A cast from pointer to integer discards [...], otherwise the bits are unchanged.

A cast from integer to pointer discards [...], otherwise the bits are unchanged.

When casting from pointer to integer and back again, the resulting pointer must reference the same object as the original pointer, otherwise the behavior is undefined.

See https://gcc.gnu.org/onlinedocs/gcc/Arrays-and-pointers-implementation.html

From this description, we can conclude that:

  1. the user ensures that the object at the address stays the same between storing pointers in an XOR list and retrieving them
    • if the pointed-to object changes during this process, casting the integer back to a pointer is undefined behavior
  2. converting one past the end pointers, null pointers, and invalid pointers back and forth isn't explained here, but "preserves the value" according to the C++ standard

Implications for an XOR-list

Generally, this should make XOR-lists implementable, as long as we reproduce the same pointers that we stored, and don't "rug pull" nodes while there are XORed pointers to them.

std::intptr_t ptr;

// STORE:
// - bit-cast both operands and XOR them
// - store result in ptr
ptr = reinterpret_cast<std::intptr_t>(prev) ^ reinterpret_cast<std::intptr_t>(next);

// LOAD:
// - XOR stored ptr and bit-cast to node*
node* next = reinterpret_cast<node*>(ptr ^ reinterpret_cast<std::intptr_t>(prev));
// valid dereference, because at the address 'next', we still store the same object
*next;

As stated in the documentation, next "must reference the same object as the original pointer", so we can assume that next is now a pointer to an object, if such a pointer was originally stored in ptr.

However, it would be UB if we stored the XORed next pointer, began the lifetime of a new object where next points to, and then un-XORed the address and converted back to a pointer type.

1
Marshall Clow On

As far as I know, reinterpret_cast to and from std::uintptr_t should be fine.

4
Brian Bi On

XOR linked lists are still valid in C++17 and beyond, assuming that the type uintptr_t exists.

While it's true that a pointer that represents a particular address is not necessarily a pointer to an object that resides at that address, there is [expr.reinterpret.cast]/5:

[...] A pointer converted to an integer of sufficient size (if any such exists on the implementation) and back to the same pointer type will have its original value; mappings between pointers and integers are otherwise implementation-defined. [ Note: Except as described in 6.7.4.3, the result of such a conversion will not be a safely-derived pointer value. — end note ]

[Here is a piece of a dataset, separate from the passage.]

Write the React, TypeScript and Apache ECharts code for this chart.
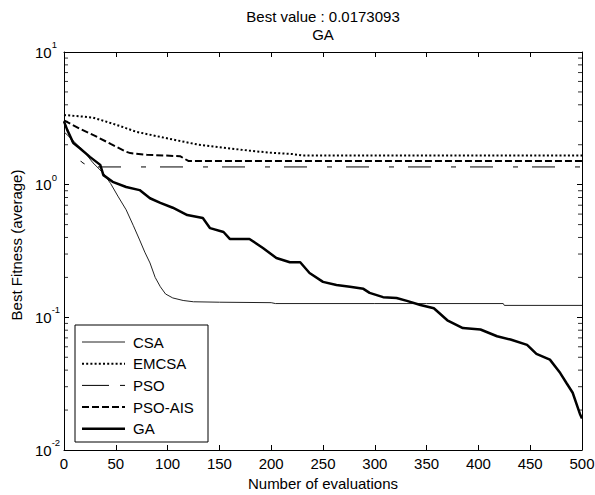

What this tells us is that, while reinterpret_cast may not in general give you a pointer to an object, there is a special case where the operand is an integer value that was previously obtained from reinterpret_casting a pointer operand. The pointer value resulting from the round trip is the original pointer value, meaning that if the original pointer value pointed to an object, the result also points to that object (assuming the object still exists, of course).

But, the note tells us that, in C++17, the result of the conversion may not be a "safely-derived pointer value". What that means is that once you perform the pointer to integer conversion and do not keep a copy of that integer, but instead only store its value XOR other integers, the implementation is allowed to garbage collect the pointee because (in some technical sense that I won't get into here) the pointee is no longer "reachable". When you later reconstitute the original integer value by another XOR operation, and then attempt to reinterpret_cast it back to the original pointer, that pointer value is not "safely-derived" and is therefore considered invalid under some theoretical implementations (because the implementation might have garbage collected it already). But, if your implementation has "relaxed pointer safety", then this doesn't matter; the pointer is still valid. The design intent was that garbage-collected implementations would define themselves as having "strict pointer safety".

In practice, no implementation actually has "strict pointer safety" as specified in the standard, even though some garbage-collected C++ implementations do apparently exist. For this reason, the concept of strict pointer safety will be abolished in C++23. You can rest assured that XOR linked lists are valid, assuming that uintptr_t exists.